" Development of Feature Representations from Emotionally coded Facial Signals and Speech "
This report is part of the PHYSTA project, which aims to develop an artificial emotion decoding system The system will use two types of input, visual (specifically facial expression) and acoustic (specifically non-verbal aspects of the speech signal).
PHYSTA will use hybrid technology, i.e. a combination of classical (AI) computing and neural nets (NN). Broadly speaking, the classical component allows for the use of known procedures and logical operations which are suited to language processing. The neural net component allows for learning at various levels, for instance the weights that should be attached to various inputs, adjacencies, and probabilities of particular events given certain information.

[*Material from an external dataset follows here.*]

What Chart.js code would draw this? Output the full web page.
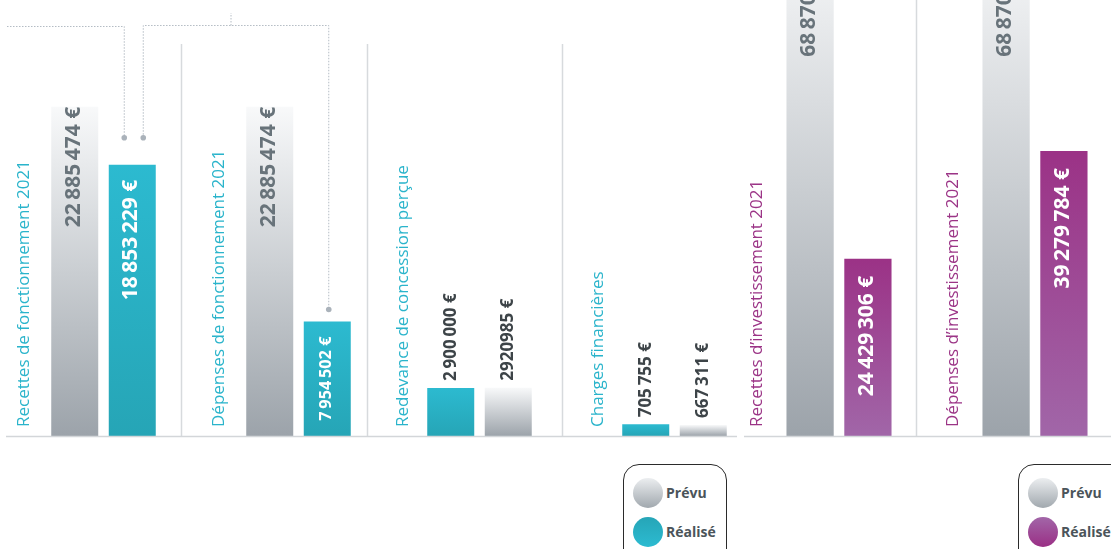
<!DOCTYPE html>
<html lang="fr">
<head>
  <meta charset="UTF-8">
  <title>Budget 2021 - prévu / réalisé</title>
  <script src="https://cdn.jsdelivr.net/npm/chart.js"></script>
  <style>
    body { margin: 0; width: 1111px; height: 549px; overflow: hidden; position: relative; background: #fff; font-family: 'Open Sans', sans-serif; }
    .panel { position: absolute; top: 0; height: 440px; overflow: hidden; }
    .panel canvas { position: absolute; top: 0; }
    .legend { position: absolute; top: 464px; height: 110px; border: 1.5px solid #2b2b2b; border-radius: 16px; box-sizing: border-box; }
    .legend div { position: absolute; left: 42px; font-weight: 700; font-size: 14px; color: #4b545a; line-height: 20px; }
    .legend span { position: absolute; left: -33px; top: -5px; width: 30px; height: 30px; border-radius: 50%; }
  </style>
</head>
<body>
  <div class="panel" style="left:0;width:360px"><canvas id="chartFonct" width="390" height="440" style="left:6px"></canvas></div>
  <div class="panel" style="left:360px;width:377px"><canvas id="chartAutres" width="412" height="440" style="left:0"></canvas></div>
  <div class="panel" style="left:744px;width:367px"><canvas id="chartInvest" width="392" height="440" style="left:-3px"></canvas></div>

  <div class="legend" style="left:623px;width:104px">
    <div style="top:18px"><span style="background:linear-gradient(#eceef0,#a1a8ae)"></span>Prévu</div>
    <div style="top:57px"><span style="background:linear-gradient(#26a5b7,#2cbbd1)"></span>Réalisé</div>
  </div>
  <div class="legend" style="left:1018px;width:120px">
    <div style="top:18px"><span style="background:linear-gradient(#eceef0,#a1a8ae)"></span>Prévu</div>
    <div style="top:57px"><span style="background:linear-gradient(#a266a8,#9a2f85)"></span>Réalisé</div>
  </div>

  <script>
    // fonctionnement
    const categoriesFonct = ['Recettes de fonctionnement 2021', 'Dépenses de fonctionnement 2021'];
    const prevuFonct = [22885474, 22885474];
    const realiseFonct = [18853229, 7954502];
    const prevuFonctLabels = ['22 885 474 €', '22 885 474 €'];
    const realiseFonctLabels = ['18 853 229 €', '7 954 502 €'];

    // redevance / charges (réalisé drawn first here)
    const categoriesAutres = ['Redevance de concession perçue', 'Charges financières'];
    const realiseAutres = [2900000, 705755];
    const prevuAutres = [2920985, 667311];
    const realiseAutresLabels = ['2 900 000 €', '705 755 €'];
    const prevuAutresLabels = ['2920985 €', '667 311 €'];

    // investissement (prévu is cut off at the top)
    const categoriesInvest = ['Recettes d’investissement 2021', 'Dépenses d’investissement 2021'];
    const prevuInvest = [68870000, 68870000];
    const realiseInvest = [24429306, 39279784];
    const prevuInvestLabels = ['68 870 000 €', '68 870 000 €'];
    const realiseInvestLabels = ['24 429 306 €', '39 279 784 €'];

    const FONT = "'Open Sans', sans-serif";
    const thin = s => s.replace(/(\d) (?=\d)/g, '$1\u2009');

    // vertical gradient per bar, from its own top down to the baseline
    function barGradient(top, bottom) {
      return function (c) {
        const chart = c.chart, area = chart.chartArea;
        if (!area || c.raw == null) return bottom;
        const y = chart.scales.y.getPixelForValue(c.raw);
        const g = chart.ctx.createLinearGradient(0, y, 0, area.bottom);
        g.addColorStop(0, top);
        g.addColorStop(1, bottom);
        return g;
      };
    }
    const grayBar = barGradient('#f8f9fa', '#9ca3aa');
    const cyanBar = barGradient('#2cbad0', '#26a5b6');
    const magentaBar = barGradient('#9b3286', '#a166a8');

    function rotText(ctx, text, x, y, align) {
      ctx.save();
      ctx.translate(x, y);
      ctx.rotate(-Math.PI / 2);
      ctx.textAlign = align;
      ctx.textBaseline = 'middle';
      ctx.fillText(text, 0, 0);
      ctx.restore();
    }

    const deco = {
      id: 'deco',
      afterDatasetsDraw(chart, args, o) {
        const ctx = chart.ctx, area = chart.chartArea, xs = chart.scales.x;

        // separators
        ctx.save();
        ctx.strokeStyle = '#d7dadd';
        ctx.lineWidth = 1.5;
        (o.separators || []).forEach(i => {
          const x = Math.round(xs.getPixelForValue(i) + o.sepOffset) + 0.5;
          ctx.beginPath();
          ctx.moveTo(x, o.sepTop);
          ctx.lineTo(x, area.bottom);
          ctx.stroke();
        });
        // baseline
        ctx.strokeStyle = '#d3d6d9';
        ctx.beginPath();
        ctx.moveTo(0, area.bottom + 0.5);
        ctx.lineTo(chart.width, area.bottom + 0.5);
        ctx.stroke();
        ctx.restore();

        // category labels
        ctx.save();
        ctx.fillStyle = o.labelColor;
        ctx.font = '17px ' + FONT;
        chart.data.labels.forEach((lab, i) => {
          rotText(ctx, lab, xs.getPixelForValue(i) + o.labelOffset, area.bottom - 9, 'left');
        });
        ctx.restore();

        // value labels
        chart.data.datasets.forEach((ds, d) => {
          const cfg = o.values[d];
          chart.getDatasetMeta(d).data.forEach((bar, i) => {
            const txt = thin(cfg.texts[i]);
            ctx.save();
            ctx.fillStyle = cfg.color;
            if (cfg.mode === 'above') {
              ctx.font = '700 17px ' + FONT;
              rotText(ctx, txt, bar.x, bar.y - 7, 'left');
            } else {
              let size = 21;
              ctx.font = '700 ' + size + 'px ' + FONT;
              const avail = (bar.base - bar.y) - 2 * 15;
              const w = ctx.measureText(txt).width;
              if (w > avail) {
                size = Math.max(11, size * avail / w);
                ctx.font = '700 ' + size.toFixed(1) + 'px ' + FONT;
              }
              rotText(ctx, txt, bar.x - 1, bar.y + cfg.pad, 'right');
            }
            ctx.restore();
          });
        });

        // dotted connectors
        if (o.connectors) {
          const r = chart.getDatasetMeta(1).data;
          const a = r[0], b = r[1];
          const x1 = a.x - 8, x2 = a.x + 11, yd = a.y - 27, x3 = b.x + 1.5, y3 = b.y - 12;
          ctx.save();
          ctx.strokeStyle = '#b4bcc4';
          ctx.lineWidth = 1;
          ctx.setLineDash([1.5, 1.5]);
          ctx.beginPath();
          ctx.moveTo(1, 26.5); ctx.lineTo(x1, 26.5); ctx.lineTo(x1, yd);
          ctx.moveTo(x2, yd); ctx.lineTo(x2, 25.5); ctx.lineTo(x3, 25.5); ctx.lineTo(x3, y3);
          const xm = (x2 + x3) / 2 - 5;
          ctx.moveTo(xm, 25.5); ctx.lineTo(xm, 13);
          ctx.stroke();
          ctx.setLineDash([]);
          ctx.fillStyle = '#aab2ba';
          [[x1, yd], [x2, yd], [x3, y3]].forEach(p => {
            ctx.beginPath();
            ctx.arc(p[0], p[1], 2.8, 0, Math.PI * 2);
            ctx.fill();
          });
          ctx.restore();
        }
      }
    };

    function makeChart(id, labels, datasets, yMax, decoOpts, padLeft) {
      return new Chart(document.getElementById(id), {
        type: 'bar',
        data: { labels: labels, datasets: datasets },
        options: {
          responsive: false,
          animation: false,
          layout: { padding: { bottom: 4, left: padLeft || 0 } },
          datasets: { bar: { categoryPercentage: 0.59, barPercentage: 0.817 } },
          scales: {
            x: { display: false },
            y: { display: false, min: 0, max: yMax }
          },
          plugins: {
            legend: { display: false },
            tooltip: { enabled: false },
            deco: decoOpts
          }
        },
        plugins: [deco]
      });
    }

    makeChart('chartFonct', categoriesFonct, [
      { label: 'Prévu', data: prevuFonct, backgroundColor: grayBar },
      { label: 'Réalisé', data: realiseFonct, backgroundColor: cyanBar }
    ], 30.3e6, {
      labelColor: '#2ab4cb', labelOffset: -79, separators: [1], sepOffset: -117.5, sepTop: 44,
      connectors: true,
      values: [
        { texts: prevuFonctLabels, color: '#68737a', pad: 0 },
        { texts: realiseFonctLabels, color: '#ffffff', pad: 15 }
      ]
    });

    makeChart('chartAutres', categoriesAutres, [
      { label: 'Réalisé', data: realiseAutres, backgroundColor: cyanBar },
      { label: 'Prévu', data: prevuAutres, backgroundColor: grayBar }
    ], 26.4e6, {
      labelColor: '#2ab4cb', labelOffset: -76, separators: [0, 1], sepOffset: -113, sepTop: 44,
      values: [
        { texts: realiseAutresLabels, color: '#3d4448', mode: 'above' },
        { texts: prevuAutresLabels, color: '#3d4448', mode: 'above' }
      ]
    }, 22);

    makeChart('chartInvest', categoriesInvest, [
      { label: 'Prévu', data: prevuInvest, backgroundColor: grayBar },
      { label: 'Réalisé', data: realiseInvest, backgroundColor: magentaBar }
    ], 60.1e6, {
      labelColor: '#9b3486', labelOffset: -82, separators: [1], sepOffset: -119, sepTop: 0,
      values: [
        { texts: prevuInvestLabels, color: '#68737a', pad: 0 },
        { texts: realiseInvestLabels, color: '#ffffff', pad: 17 }
      ]
    });
  </script>
</body>
</html>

A review of classical methods for face analysis is presented, incorporating normalisation and feature extraction methods like edge detection, motion estimation and advanced techniques. Section three explores the use of supervised and unsupervised techniques for static face perception and facial emotion extraction. The architectures covered are principle component analysis, backpropagation of error learning, local feature analysis, and independent component analysis. In section four the application of multiresolution based hierarchical neural networks to vision tasks are explored. Finally section five gives an overview of speech related emotion understanding using the ASSESS system which is described in chapter 6 followed by a general conclusion.
A supposition for satisfying recognition results, based on facial signals, is the good alignment of the faces to a general viewpoint. Therefore we review general schemes for face detection and normalisation, which could be used to normalise the images from an un-normalised dataset, or from real-time video data. We present several template-based approaches for face and expression recognition on static images, some of which were used to study their performance on a public available face dataset. To normalise the face images used in the study, we employ our own normalisation algorithm, which has to be expanded to cope with more general viewing positions of faces in real-world scenes. An outlook of the use of multiresolution hierarchical neural networks for vision is also given.
Since the analysis of emotional speech has already been performed by the ASSESS system, produced by the Queens University of Belfast team, we present the application of the system in a psychological study, followed by a brief description of the system.
Next, the feature extraction task from image sequences is tackled, based on the extraction of motion and 3-dimensional information from the images.
The above systems need to be combined, resulting in a fully working audio-visual emotion recognition system. To complete the feature extraction task, the normalisation procedure has to be expanded and made real-time capable. Further, a good database is needed including multiple sequences of facial expression with synchronised speech to develop and test the feature extraction software.